Get Organized in Paying Your Bills


Nobody fancies paying the bills, but somebody has to do it! Try to turn this into something that could be easier for you to do. What you need is an organized system. Forgetting one or two small bills is very easy. Before you know it, the penalties and late fees will add up, and then you’ll be in a real pickle! Your financial standing will also be put at serious risk if late payments become too much to handle. This will affect your ability to apply for loans and other types of financing. We’re going to offer you a step-by-step guide that will help get your bills paid in a more organized manner. All you’ll need is some basic office supplies, such as a paper shredder, a highlighter, some pens, notebooks, envelopes, and stamps. Your computer and some drawers (plastic or cardboard) should come in handy! Let’s take a dive.

Find the Right Location

Just like having a home office is good for being the right place to work, you will also need a good place to focus on paying your bills. Try to have one consistent location where you can sit comfortably. Some people like to do their bills on the kitchen table, some like the living room, and some like the bedroom.

Keeping Paper Bills Organized

Though many companies are now sending paperless bills, you may still get paper bills which is why it is important to stay organized. When a paper bill arrives, don’t hesitate to open it. On every envelope you receive, be sure to write down the payment deadline and the amount that is due. It’s important to take note of every single due date because they do sometimes change. It’s not necessarily the same day every month.

While going through the paper bill, highlight anything that you may not understand or may cause you concern. Put all your unpaid paper bills in a separate drawer that is labeled. Shred any unimportant documents that might have your personal information.

Keeping Electronic Statements and Bills Organized 

The best thing you can do is create a separate email account for all financial matters, including bank statements, bills, and other issues. This is important so that you don’t confuse your bills with all the other email junk that’s in there.

It’s important to be attentive in reading all online bills and statements as soon as they arrive in your Inbox. Once you’ve made sure everything is correct, then confirm that you agree to be punctual in paying everything that’s due. However, if you find something that you’re not sure about, then print it out and put it in the same file as other unpaid paper bills. If you can’t print, then make a written note of it in your notebook, so you can ask for clarification later.

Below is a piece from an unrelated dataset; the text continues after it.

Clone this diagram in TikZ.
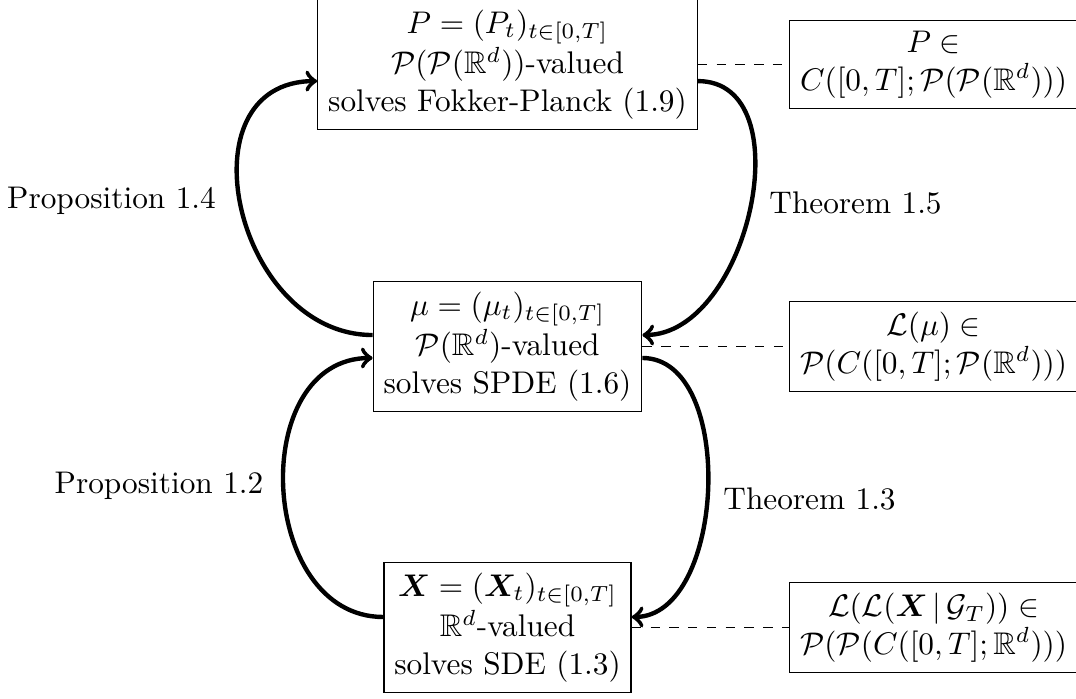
\documentclass[tikz,border=0pt]{standalone}
\usepackage{amsmath,amssymb,bm}
\begin{document}
\begin{tikzpicture}[x=0.3195pt,y=-0.3195pt,
  box/.style={draw, align=center, inner sep=3.33pt},
  side/.style={box, minimum width=90.5pt},
  conn/.style={->, line width=1.4pt},
  link/.style={dashed, thin},
  lbl/.style={inner sep=0pt}]
\useasboundingbox (0,0) rectangle (1076,698);
% main boxes
\node[box] (top) at (507.5,64.5) {$P = (P_t)_{t\in[0,T]}$\\ $\mathcal{P}(\mathcal{P}(\mathbb{R}^d))$-valued\\ solves Fokker-Planck (1.9)};
\node[box] (mid) at (507.5,346.5) {$\mu = (\mu_t)_{t\in[0,T]}$\\ $\mathcal{P}(\mathbb{R}^d)$-valued\\ solves SPDE (1.6)};
\node[box] (bot) at (507.5,627.5) {$\bm{X} = (\bm{X}_t)_{t\in[0,T]}$\\ $\mathbb{R}^d$-valued\\ solves SDE (1.3)};
% side boxes
\node[side] (r1) at (933.5,64.5) {$P \in$\\ $C([0,T];\mathcal{P}(\mathcal{P}(\mathbb{R}^d)))$};
\node[side] (r2) at (933.5,346.5) {$\mathcal{L}(\mu) \in$\\ $\mathcal{P}(C([0,T];\mathcal{P}(\mathbb{R}^d)))$};
\node[side] (r3) at (933.5,627.5) {$\mathcal{L}(\mathcal{L}(\bm{X} \,|\, \mathcal{G}_T)) \in$\\ $\mathcal{P}(\mathcal{P}(C([0,T];\mathbb{R}^d)))$};
% dashed links
\draw[link] (top.east) -- (r1.west);
\draw[link] (mid.east) -- (r2.west);
\draw[link] (bot.east) -- (r3.west);
% arrows
\draw[conn] ([yshift=3.67pt]mid.west) to[out=180,in=180,looseness=1.36] ([yshift=-5.3pt]top.west);
\draw[conn] ([yshift=-5.3pt]top.east) to[out=0,in=0,looseness=1.05] ([yshift=3.67pt]mid.east);
\draw[conn] ([yshift=3.36pt]bot.west) to[out=180,in=180,looseness=1.24] ([yshift=-3.67pt]mid.west);
\draw[conn] ([yshift=-3.67pt]mid.east) to[out=0,in=0,looseness=0.93] ([yshift=3.36pt]bot.east);
% labels
\node (p14) at (111.5,200.5) {Proposition 1.4};
\node (t15) at (855.5,202.5) {Theorem 1.5};
\node (p12) at (159,485.5) {Proposition 1.2};
\node (t13) at (809.5,499) {Theorem 1.3};
\end{tikzpicture}
\end{document}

It’s also important to create an email file folder on your computer so that you can keep a record of everything. Ensure that the system that you set up is easy to follow so that you don’t have to spend too much time looking for the electronic bills that you need to find. Take note that this is also important if you are self-employed and work at home. You will need your bills to be organized and filed so that you can negotiate tax deductions.

Create A Weekly “Bill-Paying” Day

Whether you want to consider it a holiday or a day of misery, commit 30 minutes on one day every week to pay your bills. Make sure you mark it on your weekly schedule or calendar.

Take out all electronic and paper bills and just start paying them. Be sure to write down the bill that has been paid, make note of the amount, and the date of payment. For anything that you might have highlighted on the paper bills, contact the companies to ask about any charges that don’t make sense. If they don’t answer, be sure to follow up with them.